Does anyone know the answer to this ? im tryin to get them out so when they get painted the bolts wont as well. 

Thanks :beer:


----------



## awpitg (Sep 28, 2009)

bump


----------



## awpitg (Sep 28, 2009)

:banghead:


----------



## awpitg (Sep 28, 2009)

bump


----------



## cri-cri (Sep 27, 2009)

I know Santa Monica's are sometimes called Monte Carlos in US. Are you talking about the 10 small bolts in the picture (the ones on the arches) ?


----------



## JDriver1.8t (May 20, 2005)

Those are just fake bolt heads that are glued on.


----------



## awpitg (Sep 28, 2009)

weird... yep those are the wheels, i tryed to get them out but they just spun freely... bogey i guess


----------



## cri-cri (Sep 27, 2009)

Those fake bolts are made of plastic (at least on the wheels we got here in Europe).
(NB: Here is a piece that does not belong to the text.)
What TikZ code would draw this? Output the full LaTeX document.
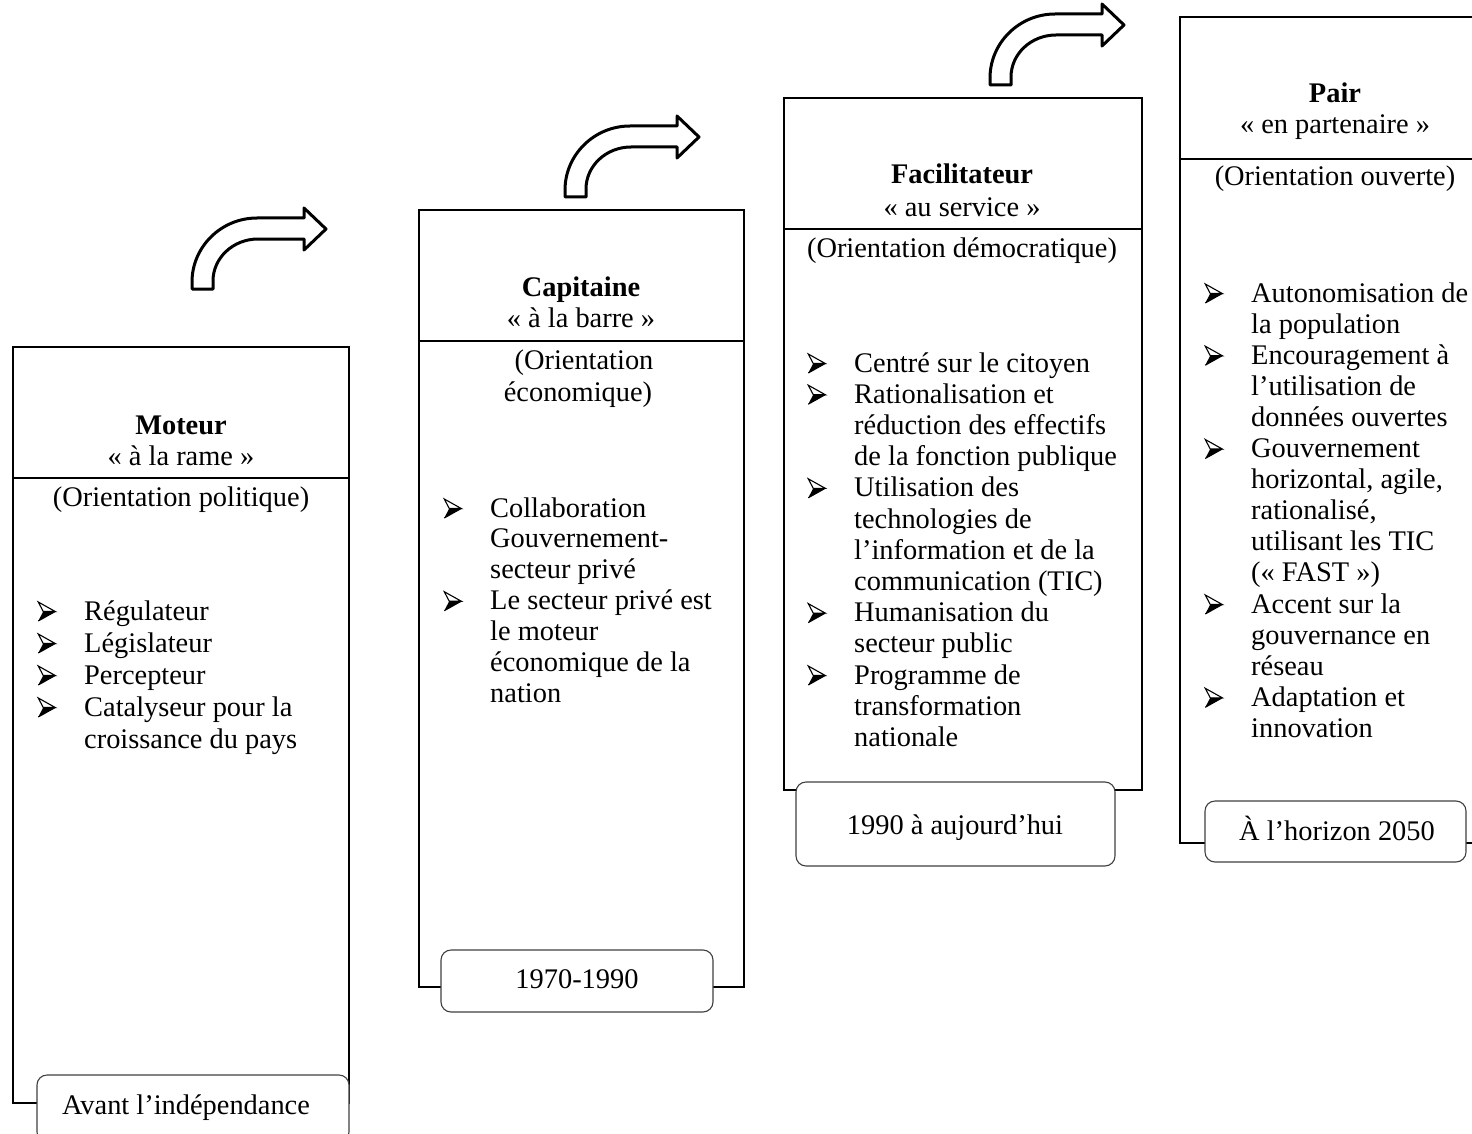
\documentclass[tikz,border=0pt]{standalone}
\usepackage{fontspec}
\setmainfont{Liberation Serif}
\tikzset{
  frame/.style={line width=2.5pt, line join=miter},
  datebox/.style={draw=black!75, line width=1.1pt, fill=white, rounded corners=10pt},
  bentarrow/.style={draw, line width=3pt, line join=round, fill=white},
  txt/.style={inner sep=0pt, font=\fontsize{28.4}{31}\selectfont},
  bentup/.pic={\path[bentarrow] (0,0) -- (0,-7) .. controls (0,-42) and (29,-71) .. (65,-71)
     -- (112,-71) -- (112,-81) -- (134,-60) -- (112,-39) -- (112,-50) -- (66,-50)
     .. controls (41,-50) and (21,-31) .. (21,-8) -- (21,0) -- cycle;}
}
\newcommand\bulmark{\tikz[baseline=0pt,x=1pt,y=1pt,line width=1.1pt]{%
  \fill (0,-1) -- (17,8.5) -- (5,8.5) -- cycle;
  \draw[line join=miter] (0,18) -- (17,8.5) -- (5,8.5) -- cycle;
  \draw (0,-1) -- (17,8.5);}}
\newcommand\nl{\hfil\break}
\newcommand\itm[1]{\par\noindent\hangindent=46.5pt\hangafter=1\makebox[46.5pt][l]{\bulmark}#1\par}
\newenvironment{blist}[1]{\begin{minipage}[t]{420pt}\raggedright\setlength\parskip{0pt}\setlength\baselineskip{#1}}{\end{minipage}}
\begin{document}
\begin{tikzpicture}[x=1pt,y=-1pt]
\useasboundingbox (0,0) rectangle (1472,1134);
\clip (0,0) rectangle (1472,1134);
% arrows
\pic at (192,289) {bentup};
\pic at (565,197) {bentup};
\pic at (990,85) {bentup};
% box 1
\draw[frame] (13,347) rectangle (349,1103);
\draw[frame] (13,478) -- (349,478);
\node[txt, anchor=base] (t1) at (181,434) {\bfseries Moteur};
\node[txt, anchor=base] (s1) at (181,465) {« à la rame »};
\node[txt, anchor=base] (o1) at (181,506) {(Orientation politique)};
\node[txt, anchor=base west] (l1) at (37.5,620) {\begin{blist}{32pt}%
\itm{Régulateur}\itm{Législateur}\itm{Percepteur}\itm{Catalyseur pour la\nl croissance du pays}\end{blist}};
\draw[datebox] (37,1075) rectangle (349,1142);
\node[txt, anchor=base] (d1) at (186,1114) {Avant l’indépendance};
% box 2
\draw[frame] (419,210) rectangle (744,987);
\draw[frame] (419,341) -- (744,341);
\node[txt, anchor=base] (t2) at (581,296) {\bfseries Capitaine};
\node[txt, anchor=base] (s2) at (581,327) {« à la barre »};
\node[txt, anchor=base] (o2) at (584,369) {(Orientation};
\node[txt, anchor=base] (o2b) at (578,401) {économique)};
\node[txt, anchor=base west] (l2) at (443.5,517) {\begin{blist}{30.9pt}%
\itm{Collaboration\nl Gouvernement-\nl secteur privé}\itm{Le secteur privé est\nl le moteur\nl économique de la\nl nation}\end{blist}};
\draw[datebox] (441,950) rectangle (713,1012);
\node[txt, anchor=base] (d2) at (577,988) {1970-1990};
% box 3
\draw[frame] (784,98) rectangle (1142,790);
\draw[frame] (784,229) -- (1142,229);
\node[txt, anchor=base] (t3) at (962,184) {\bfseries Facilitateur};
\node[txt, anchor=base] (s3) at (962,216) {« au service »};
\node[txt, anchor=base] (o3) at (962,257) {(Orientation démocratique)};
\node[txt, anchor=base west] (l3) at (807.5,372) {\begin{blist}{31.2pt}%
\itm{Centré sur le citoyen}\itm{Rationalisation et\nl réduction des effectifs\nl de la fonction publique}\itm{Utilisation des\nl technologies de\nl l’information et de la\nl communication (TIC)}\itm{Humanisation du\nl secteur public}\itm{Programme de\nl transformation\nl nationale}\end{blist}};
\draw[datebox] (796,782) rectangle (1115,866);
\node[txt, anchor=base] (d3) at (955,834) {1990 à aujourd’hui};
% box 4
\draw[frame] (1180,17) rectangle (1495,843);
\draw[frame] (1180,159) -- (1495,159);
\node[txt, anchor=base] (t4) at (1335,103) {\bfseries Pair};
\node[txt, anchor=base] (s4) at (1335,134) {« en partenaire »};
\node[txt, anchor=base] (o4) at (1335,186) {(Orientation ouverte)};
\node[txt, anchor=base west] (l4) at (1204.5,302) {\begin{blist}{31.1pt}%
\itm{Autonomisation de\nl la population}\itm{Encouragement à\nl l’utilisation de\nl données ouvertes}\itm{Gouvernement\nl horizontal, agile,\nl rationalisé,\nl utilisant les TIC\nl (« FAST »)}\itm{Accent sur la\nl gouvernance en\nl réseau}\itm{Adaptation et\nl innovation}\end{blist}};
\draw[datebox] (1205,801) rectangle (1466,862);
\node[txt, anchor=base] (d4) at (1337,840) {À l’horizon 2050};
\end{tikzpicture}
\end{document}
You can take them off with some long nose pliers (wiggle as you pull on the bolts) but you probably won't be able to reuse them as they use to chip while you remove them. Sadly you cannot buy them from the dealer nor from Speedline (the italian manufacturer of the wheels).
In Europe, there's only one supplier that I know of:

Titanium-Touch

They sell only metal replacement. Search through all those decorative screws for the right ones (I can't remember exactly which ones are right, I guess it's the one of the d6x10 types... stainless steel finish should give you the best looks).


----------



## TheLateJetta (Apr 17, 2008)

cri-cri said:


> Those fake bolts are made of plastic (at least on the wheels we got here in Europe). You can take them off with some long nose pliers (wiggle as you pull on the bolts) but you probably won't be able to reuse them as they use to chip while you remove them. Sadly you cannot buy them from the dealer nor from Speedline (the italian manufacturer of the wheels).
> In Europe, there's only one supplier that I know of:
> 
> Titanium-Touch
> ...


Did this trick work for anyone. I'm having the same issue.


----------